Studying the conflict during the war: International students in Tel Aviv tell of their fear and fascination with the region.
Julia Lis had tried to imagine what it would be like, then the day finally came. When the sirens began to wail, she froze. Lis desperately tried to call her boyfriend, but couldn't get through to him.
At first, all the 25-year-old felt was panic.
"I thought: that's just not possible. I felt the emotions boiling up inside me. I looked at what other people were doing, how they were dealing with it," the student told DW, adding that most people went home and soon, Tel Aviv's streets were empty.
On Friday (16.11.2012) the air raid sirens sounded for the second time in two days, after the sound of an explosion ripped through Tel Aviv. Hamas took responsibility for the attack, in response to the Israeli bombardment of the Hamas-controlled Gaza Strip.
Studying the conflict
Lis, a German exchange student who moved to Tel Aviv a year ago to study conflict management at Tel Aviv University, spent the evening glued to the television. She said it seemed fitting to move to Israel to study in the midst of one of the longest conflict in the world. "People here are used to conflict," she said.

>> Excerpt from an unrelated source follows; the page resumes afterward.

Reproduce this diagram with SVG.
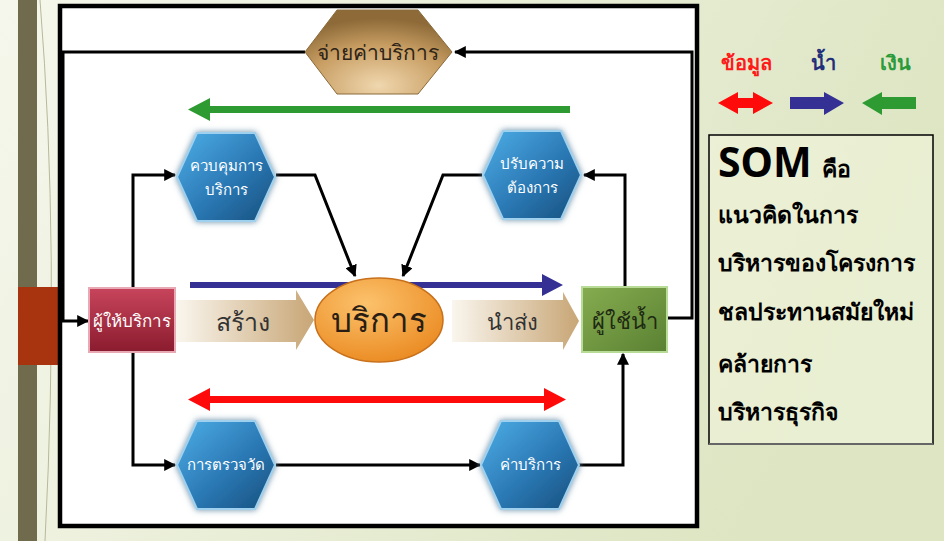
<svg xmlns="http://www.w3.org/2000/svg" width="944" height="541" viewBox="0 0 944 541">
<defs>
<linearGradient id="bg" x1="0" y1="0" x2="1" y2="0.3"><stop offset="0" stop-color="#f5f7ec"/><stop offset="1" stop-color="#dde5c2"/></linearGradient>
<linearGradient id="blueHex" x1="0" y1="0" x2="1" y2="1"><stop offset="0" stop-color="#4eaee6"/><stop offset="0.55" stop-color="#2a78b4"/><stop offset="1" stop-color="#174f7c"/></linearGradient>
<radialGradient id="goldHex" cx="0.5" cy="0.9" r="0.8"><stop offset="0" stop-color="#f0d7ae"/><stop offset="0.6" stop-color="#c79d62"/><stop offset="1" stop-color="#8d6a38"/></radialGradient>
<linearGradient id="redBox" x1="0" y1="0" x2="0" y2="1"><stop offset="0" stop-color="#c8455c"/><stop offset="1" stop-color="#8a1b2e"/></linearGradient>
<linearGradient id="greenBox" x1="0" y1="0" x2="1" y2="1"><stop offset="0" stop-color="#86ac50"/><stop offset="1" stop-color="#5a8132"/></linearGradient>
<radialGradient id="orange" cx="0.4" cy="0.3" r="0.8"><stop offset="0" stop-color="#fcc26c"/><stop offset="1" stop-color="#e9861c"/></radialGradient>
<linearGradient id="tan" x1="0" y1="0" x2="1" y2="0"><stop offset="0" stop-color="#faf6ee"/><stop offset="1" stop-color="#c8a676"/></linearGradient>
<filter id="glow" x="-20%" y="-20%" width="140%" height="140%"><feGaussianBlur in="SourceAlpha" stdDeviation="3"/><feFlood flood-color="#6a8fa8"/><feComposite operator="in" in2="SourceAlpha"/><feGaussianBlur stdDeviation="3"/><feMerge><feMergeNode/><feMergeNode in="SourceGraphic"/></feMerge></filter>
<marker id="ah" viewBox="0 0 10 10" refX="9" refY="5" markerWidth="12" markerHeight="12" markerUnits="userSpaceOnUse" orient="auto"><path d="M0,0 L10,5 L0,10 Z" fill="#000"/></marker>
<polygon id="hex" points="-49,0 -29,-44 29,-44 49,0 29,44 -29,44"/>
<style>
.conn{fill:none;stroke:#000;stroke-width:3;marker-end:url(#ah)}
.bh{fill:url(#blueHex);stroke:#9fd0ee;stroke-width:2;filter:url(#glow)}
.ht{font-family:"Noto Sans",sans-serif;fill:#fff;font-size:15px;text-anchor:middle}
.th{font-family:"Noto Sans",sans-serif;text-anchor:middle}
.box{font-family:"Noto Sans",sans-serif;font-weight:bold;font-size:23px;fill:#000}
</style>
</defs>
<rect width="944" height="541" fill="url(#bg)"/>
<rect x="18" y="0" width="19" height="541" fill="#716b4d"/>
<path d="M40,0 Q60,250 45,541" fill="none" stroke="#b8b89a" stroke-width="1"/>
<rect x="18" y="287" width="40" height="78" fill="#a8330f"/>
<rect x="60" y="6" width="637" height="520" fill="#fff" stroke="#000" stroke-width="4.5"/>

<g id="connectors">
<path class="conn" d="M668,318 H692 V52 H455"/>
<path class="conn" d="M305,52 H63 V321 H88"/>
<path class="conn" d="M133,288 V175 H175"/>
<path class="conn" d="M276,175 H315 L355,276"/>
<path class="conn" d="M482,175 H443 L403,276"/>
<path class="conn" d="M625,287 V175 H584"/>
<path class="conn" d="M133,352 V465 H175"/>
<path class="conn" d="M276,465 H480"/>
<path class="conn" d="M578,465 H623 V354"/>
</g>

<g id="flows">
<path d="M570,106 H210 V98 L188,109.5 L210,121 V113 H570 Z" fill="#2e9b32"/>
<path d="M190,282 H542 V274 L563,285 L542,296 V288 H190 Z" fill="#343094"/>
<path d="M210,396 H544 V388 L566,399.5 L544,411 V403 H210 V411 L188,399.5 L210,388 Z" fill="#ff0a0a"/>
</g>

<g id="pay">
<polygon points="305,52 337,10 418,10 452,52 418,94 337,94" fill="url(#goldHex)" stroke="#8a6a3a" stroke-width="1"/>
<text class="th" x="378" y="60" font-size="21" fill="#2e2418">จ่ายค่าบริการ</text>
</g>

<g id="control">
<use href="#hex" class="bh" transform="translate(226,177)"/>
<text class="ht" x="226" y="171">ควบคุมการ</text>
<text class="ht" x="226" y="195">บริการ</text>
</g>

<g id="adjust">
<use href="#hex" class="bh" transform="translate(532,175)"/>
<text class="ht" x="532" y="169">ปรับความ</text>
<text class="ht" x="532" y="193">ต้องการ</text>
</g>

<g id="measure">
<use href="#hex" class="bh" transform="translate(226,465)"/>
<text class="ht" x="226" y="470">การตรวจวัด</text>
</g>

<g id="fee">
<use href="#hex" class="bh" transform="translate(530,465)"/>
<text class="ht" x="530" y="470">ค่าบริการ</text>
</g>

<g id="provider">
<rect x="89" y="288" width="86" height="64" fill="url(#redBox)" stroke="#e8a8b4" stroke-width="2"/>
<text class="th" x="132" y="327" font-size="17" fill="#fff">ผู้ให้บริการ</text>
</g>

<g id="create">
<path d="M176,300 H296 V290 L314,320 L296,350 V342 H176 Z" fill="url(#tan)"/>
<text class="th" x="243" y="331" font-size="25" fill="#333">สร้าง</text>
</g>

<g id="service">
<ellipse cx="379" cy="320" rx="64" ry="42" fill="url(#orange)" stroke="#c8701a" stroke-width="1.5"/>
<text class="th" x="379" y="332" font-size="33" fill="#2a1e14">บริการ</text>
</g>

<g id="deliver">
<path d="M452,300 H563 V292 L579,321 L563,350 V342 H452 Z" fill="url(#tan)"/>
<text class="th" x="512" y="330" font-size="22" fill="#333">นำส่ง</text>
</g>

<g id="user">
<rect x="582" y="287" width="85" height="65" fill="url(#greenBox)" stroke="#b8dc98" stroke-width="2"/>
<text class="th" x="625" y="329" font-size="22" fill="#1e2a12">ผู้ใช้น้ำ</text>
</g>

<g id="legend">
<text class="th" x="746" y="70" font-size="20" font-weight="bold" fill="#ff1a1a">ข้อมูล</text>
<text class="th" x="823" y="70" font-size="20" font-weight="bold" fill="#1f2f7a">น้ำ</text>
<text class="th" x="895" y="70" font-size="20" font-weight="bold" fill="#2a9a3a">เงิน</text>
<path d="M718,103 L738,92 V98 H753 V92 L773,103 L753,114 V108 H738 V114 Z" fill="#ff0a0a"/>
<path d="M790,97 H824 V92 L844,103 L824,115 V109 H790 Z" fill="#343094"/>
<path d="M916,97 H882 V92 L862,103 L882,115 V109 H916 Z" fill="#2e9b32"/>
</g>

<g id="som">
<rect x="709" y="135" width="224" height="309" fill="#f2f5dc" fill-opacity="0.6" stroke="#000" stroke-width="1.5"/>
<line x1="709" y1="444" x2="933" y2="444" stroke="#666" stroke-width="2"/>
<text class="box" x="718" y="177"><tspan font-size="41">SOM</tspan><tspan font-size="23" dx="10">คือ</tspan></text>
<text class="box" x="718" y="223">แนวคิดในการ</text>
<text class="box" x="718" y="271">บริหารของโครงการ</text>
<text class="box" x="718" y="320">ชลประทานสมัยใหม่</text>
<text class="box" x="718" y="372">คล้ายการ</text>
<text class="box" x="718" y="420">บริหารธุรกิจ</text>
</g>
</svg>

As are some of her fellow students. Take Philip, the Welsh Ph.D student prefers not to give his surname. He's has been living in Israel for 13 years and doesn't feel particularly threatened by attacks from the Gaza Strip.

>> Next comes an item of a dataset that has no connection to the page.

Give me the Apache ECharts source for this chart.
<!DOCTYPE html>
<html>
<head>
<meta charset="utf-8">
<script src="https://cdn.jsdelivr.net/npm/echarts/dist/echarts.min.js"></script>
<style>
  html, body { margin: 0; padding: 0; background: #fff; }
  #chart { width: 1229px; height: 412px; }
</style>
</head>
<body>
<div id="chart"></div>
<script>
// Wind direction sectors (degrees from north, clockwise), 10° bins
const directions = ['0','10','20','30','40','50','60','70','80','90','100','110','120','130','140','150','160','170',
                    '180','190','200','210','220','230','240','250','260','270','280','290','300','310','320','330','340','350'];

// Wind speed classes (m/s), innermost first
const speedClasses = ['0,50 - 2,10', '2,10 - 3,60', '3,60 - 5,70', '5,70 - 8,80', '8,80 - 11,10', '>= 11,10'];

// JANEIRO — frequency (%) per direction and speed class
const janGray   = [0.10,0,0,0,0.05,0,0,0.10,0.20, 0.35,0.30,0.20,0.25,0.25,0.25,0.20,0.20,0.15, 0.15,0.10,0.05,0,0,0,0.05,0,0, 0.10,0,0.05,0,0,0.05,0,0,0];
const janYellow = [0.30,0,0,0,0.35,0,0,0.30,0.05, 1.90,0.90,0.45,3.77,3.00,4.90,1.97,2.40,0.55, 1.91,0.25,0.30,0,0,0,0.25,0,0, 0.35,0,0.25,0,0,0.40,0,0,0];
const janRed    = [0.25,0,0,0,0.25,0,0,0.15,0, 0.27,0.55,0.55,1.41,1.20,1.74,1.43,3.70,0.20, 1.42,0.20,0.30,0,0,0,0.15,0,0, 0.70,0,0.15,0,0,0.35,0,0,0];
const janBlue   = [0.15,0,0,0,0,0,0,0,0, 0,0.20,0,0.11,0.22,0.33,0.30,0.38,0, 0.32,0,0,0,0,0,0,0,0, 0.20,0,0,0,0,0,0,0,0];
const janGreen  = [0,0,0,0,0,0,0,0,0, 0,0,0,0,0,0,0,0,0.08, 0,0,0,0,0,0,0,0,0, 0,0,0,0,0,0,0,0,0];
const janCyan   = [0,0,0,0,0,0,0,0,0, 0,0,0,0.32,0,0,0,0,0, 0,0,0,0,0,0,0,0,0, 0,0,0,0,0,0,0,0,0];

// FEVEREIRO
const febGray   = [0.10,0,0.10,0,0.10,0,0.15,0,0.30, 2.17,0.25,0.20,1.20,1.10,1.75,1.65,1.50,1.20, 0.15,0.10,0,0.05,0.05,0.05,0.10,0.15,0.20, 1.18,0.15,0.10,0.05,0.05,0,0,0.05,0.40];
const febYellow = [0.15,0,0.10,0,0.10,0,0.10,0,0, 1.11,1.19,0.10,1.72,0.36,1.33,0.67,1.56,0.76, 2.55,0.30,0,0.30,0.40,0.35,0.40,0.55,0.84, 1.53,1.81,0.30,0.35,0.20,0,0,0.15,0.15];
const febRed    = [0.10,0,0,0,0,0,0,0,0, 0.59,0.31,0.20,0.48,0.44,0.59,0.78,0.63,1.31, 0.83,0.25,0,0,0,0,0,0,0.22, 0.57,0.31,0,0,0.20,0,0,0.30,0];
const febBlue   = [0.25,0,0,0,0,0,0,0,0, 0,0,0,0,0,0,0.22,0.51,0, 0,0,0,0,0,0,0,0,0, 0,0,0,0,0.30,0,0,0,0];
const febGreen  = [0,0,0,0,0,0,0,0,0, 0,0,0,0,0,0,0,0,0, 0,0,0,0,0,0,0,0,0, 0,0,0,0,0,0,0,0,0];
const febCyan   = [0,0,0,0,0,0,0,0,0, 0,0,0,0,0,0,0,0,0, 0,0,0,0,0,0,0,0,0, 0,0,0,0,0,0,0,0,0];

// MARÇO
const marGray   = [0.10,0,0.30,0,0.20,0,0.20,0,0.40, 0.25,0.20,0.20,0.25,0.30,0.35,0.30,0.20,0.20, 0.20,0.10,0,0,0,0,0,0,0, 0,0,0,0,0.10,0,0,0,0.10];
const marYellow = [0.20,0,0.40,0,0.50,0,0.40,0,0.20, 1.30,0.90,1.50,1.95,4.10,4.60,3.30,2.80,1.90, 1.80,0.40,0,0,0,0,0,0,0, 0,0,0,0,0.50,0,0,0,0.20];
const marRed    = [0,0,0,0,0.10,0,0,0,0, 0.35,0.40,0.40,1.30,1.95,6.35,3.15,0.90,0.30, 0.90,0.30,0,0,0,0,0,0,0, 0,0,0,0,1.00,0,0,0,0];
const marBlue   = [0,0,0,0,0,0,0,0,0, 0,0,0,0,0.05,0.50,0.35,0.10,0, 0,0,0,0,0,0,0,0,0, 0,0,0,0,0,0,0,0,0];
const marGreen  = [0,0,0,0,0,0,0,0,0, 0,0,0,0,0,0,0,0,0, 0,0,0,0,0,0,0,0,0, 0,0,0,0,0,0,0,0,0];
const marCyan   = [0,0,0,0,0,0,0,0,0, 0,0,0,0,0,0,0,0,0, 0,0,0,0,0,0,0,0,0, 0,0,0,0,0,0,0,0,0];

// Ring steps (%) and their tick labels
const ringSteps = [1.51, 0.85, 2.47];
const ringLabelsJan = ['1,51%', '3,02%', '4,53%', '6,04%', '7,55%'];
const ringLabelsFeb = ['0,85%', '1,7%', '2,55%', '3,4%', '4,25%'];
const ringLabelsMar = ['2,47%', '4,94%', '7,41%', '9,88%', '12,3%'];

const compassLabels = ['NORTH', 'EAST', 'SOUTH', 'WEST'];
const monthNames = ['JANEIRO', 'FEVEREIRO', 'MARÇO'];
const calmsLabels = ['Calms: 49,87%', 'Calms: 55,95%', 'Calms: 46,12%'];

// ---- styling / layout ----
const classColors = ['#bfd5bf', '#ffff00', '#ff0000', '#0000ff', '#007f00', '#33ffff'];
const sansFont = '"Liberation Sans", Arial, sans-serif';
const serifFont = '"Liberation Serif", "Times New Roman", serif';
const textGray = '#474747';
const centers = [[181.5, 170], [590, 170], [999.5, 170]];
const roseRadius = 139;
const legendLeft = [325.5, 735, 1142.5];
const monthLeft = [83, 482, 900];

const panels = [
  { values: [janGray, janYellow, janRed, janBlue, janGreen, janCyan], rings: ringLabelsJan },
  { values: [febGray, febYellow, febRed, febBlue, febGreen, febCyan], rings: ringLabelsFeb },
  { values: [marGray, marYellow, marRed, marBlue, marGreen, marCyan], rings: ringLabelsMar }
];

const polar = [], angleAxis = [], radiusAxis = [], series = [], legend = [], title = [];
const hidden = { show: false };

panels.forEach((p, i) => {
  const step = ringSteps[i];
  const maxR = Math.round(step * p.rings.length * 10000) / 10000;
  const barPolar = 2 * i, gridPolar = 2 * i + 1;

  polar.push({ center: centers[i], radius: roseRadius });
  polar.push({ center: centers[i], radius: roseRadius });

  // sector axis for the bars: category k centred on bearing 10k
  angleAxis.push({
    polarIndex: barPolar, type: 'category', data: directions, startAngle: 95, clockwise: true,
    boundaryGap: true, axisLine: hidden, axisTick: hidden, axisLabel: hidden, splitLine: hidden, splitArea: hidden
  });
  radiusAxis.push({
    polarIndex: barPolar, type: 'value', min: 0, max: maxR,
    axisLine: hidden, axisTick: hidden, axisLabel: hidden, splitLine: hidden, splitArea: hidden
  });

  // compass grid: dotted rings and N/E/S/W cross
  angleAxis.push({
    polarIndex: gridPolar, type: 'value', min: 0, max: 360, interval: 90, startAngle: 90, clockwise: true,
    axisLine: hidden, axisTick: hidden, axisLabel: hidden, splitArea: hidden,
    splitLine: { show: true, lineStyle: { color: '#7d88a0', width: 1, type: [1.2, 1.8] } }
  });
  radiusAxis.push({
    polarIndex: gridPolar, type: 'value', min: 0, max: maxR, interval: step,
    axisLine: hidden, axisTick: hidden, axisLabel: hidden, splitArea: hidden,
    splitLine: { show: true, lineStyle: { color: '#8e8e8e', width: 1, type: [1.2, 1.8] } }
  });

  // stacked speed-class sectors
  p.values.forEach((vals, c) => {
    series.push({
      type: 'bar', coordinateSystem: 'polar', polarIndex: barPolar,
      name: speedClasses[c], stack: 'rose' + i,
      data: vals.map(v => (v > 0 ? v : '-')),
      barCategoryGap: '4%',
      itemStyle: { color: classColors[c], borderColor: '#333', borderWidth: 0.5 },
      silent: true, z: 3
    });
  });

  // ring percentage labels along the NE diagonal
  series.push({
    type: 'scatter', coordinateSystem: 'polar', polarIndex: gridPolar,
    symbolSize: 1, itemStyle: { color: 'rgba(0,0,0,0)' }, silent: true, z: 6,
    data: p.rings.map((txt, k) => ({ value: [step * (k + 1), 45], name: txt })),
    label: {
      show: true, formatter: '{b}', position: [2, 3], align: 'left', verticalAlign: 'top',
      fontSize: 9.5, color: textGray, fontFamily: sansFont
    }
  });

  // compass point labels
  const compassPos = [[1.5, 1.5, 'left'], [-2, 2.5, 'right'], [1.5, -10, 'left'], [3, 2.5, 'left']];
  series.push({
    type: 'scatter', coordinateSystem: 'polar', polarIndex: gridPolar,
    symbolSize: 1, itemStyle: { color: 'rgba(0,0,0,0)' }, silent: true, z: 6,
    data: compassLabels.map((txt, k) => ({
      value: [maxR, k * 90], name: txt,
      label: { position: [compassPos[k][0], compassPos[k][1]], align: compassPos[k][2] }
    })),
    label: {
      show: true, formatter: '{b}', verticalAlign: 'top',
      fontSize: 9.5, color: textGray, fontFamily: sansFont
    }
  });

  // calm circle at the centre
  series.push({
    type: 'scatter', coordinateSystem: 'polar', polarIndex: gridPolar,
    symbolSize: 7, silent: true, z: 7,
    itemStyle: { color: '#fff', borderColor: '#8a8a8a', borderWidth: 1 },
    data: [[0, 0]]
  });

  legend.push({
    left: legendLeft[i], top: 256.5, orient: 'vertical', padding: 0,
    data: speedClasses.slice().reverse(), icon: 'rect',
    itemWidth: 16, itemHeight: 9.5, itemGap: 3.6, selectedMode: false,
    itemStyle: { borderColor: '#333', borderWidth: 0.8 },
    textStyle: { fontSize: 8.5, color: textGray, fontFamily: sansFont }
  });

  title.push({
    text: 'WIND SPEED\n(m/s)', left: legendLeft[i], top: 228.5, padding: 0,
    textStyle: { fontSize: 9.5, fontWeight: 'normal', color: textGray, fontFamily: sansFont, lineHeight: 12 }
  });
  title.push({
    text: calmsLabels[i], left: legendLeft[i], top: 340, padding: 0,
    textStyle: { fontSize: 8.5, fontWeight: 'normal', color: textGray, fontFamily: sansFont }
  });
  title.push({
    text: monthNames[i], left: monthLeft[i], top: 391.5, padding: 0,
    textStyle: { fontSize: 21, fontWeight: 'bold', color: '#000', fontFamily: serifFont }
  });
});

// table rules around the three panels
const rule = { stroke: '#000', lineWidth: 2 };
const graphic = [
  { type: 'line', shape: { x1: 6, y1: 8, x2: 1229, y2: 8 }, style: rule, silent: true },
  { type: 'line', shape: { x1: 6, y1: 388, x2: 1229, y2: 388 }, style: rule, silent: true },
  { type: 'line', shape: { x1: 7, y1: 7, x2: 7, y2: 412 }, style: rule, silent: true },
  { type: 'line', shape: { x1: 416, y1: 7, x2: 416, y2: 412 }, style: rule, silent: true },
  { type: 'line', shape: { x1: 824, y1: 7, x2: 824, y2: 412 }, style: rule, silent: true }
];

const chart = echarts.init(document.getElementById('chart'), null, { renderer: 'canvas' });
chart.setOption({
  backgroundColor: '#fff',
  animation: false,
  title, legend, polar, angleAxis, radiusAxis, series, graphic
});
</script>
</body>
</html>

"No need to change my life dramatically because of them," he told DW. "But if the situation got bad [and] Egypt or Iran [get involved] I'm not going to stick around for that."
Her family doesn't understand her fascination
He pauses and adds, "I'm more likely to be killed by betting hit by a car if I just step outside my house."
Nathan Hersh was cycling along the beach promenade when he heard the sirens and the explosion. People panicked and started running into nearby cafés.
The journalist and student said he is not convinced that the situation will calm down any time soon.
"Tel Aviv is the Jewel of Israel and as long as missiles are falling on Tel Aviv, I can't see any way that Israel would accept any sort of ceasefire," he said.
Lis said she wants to stay on in Tel Aviv saying she'd leave if the situation deteriorated too much, but adds that her family is worried.
"They just don't understand my fascination with the place," Lis said. "I want to understand what's really going on, rather than just watch the news on TV."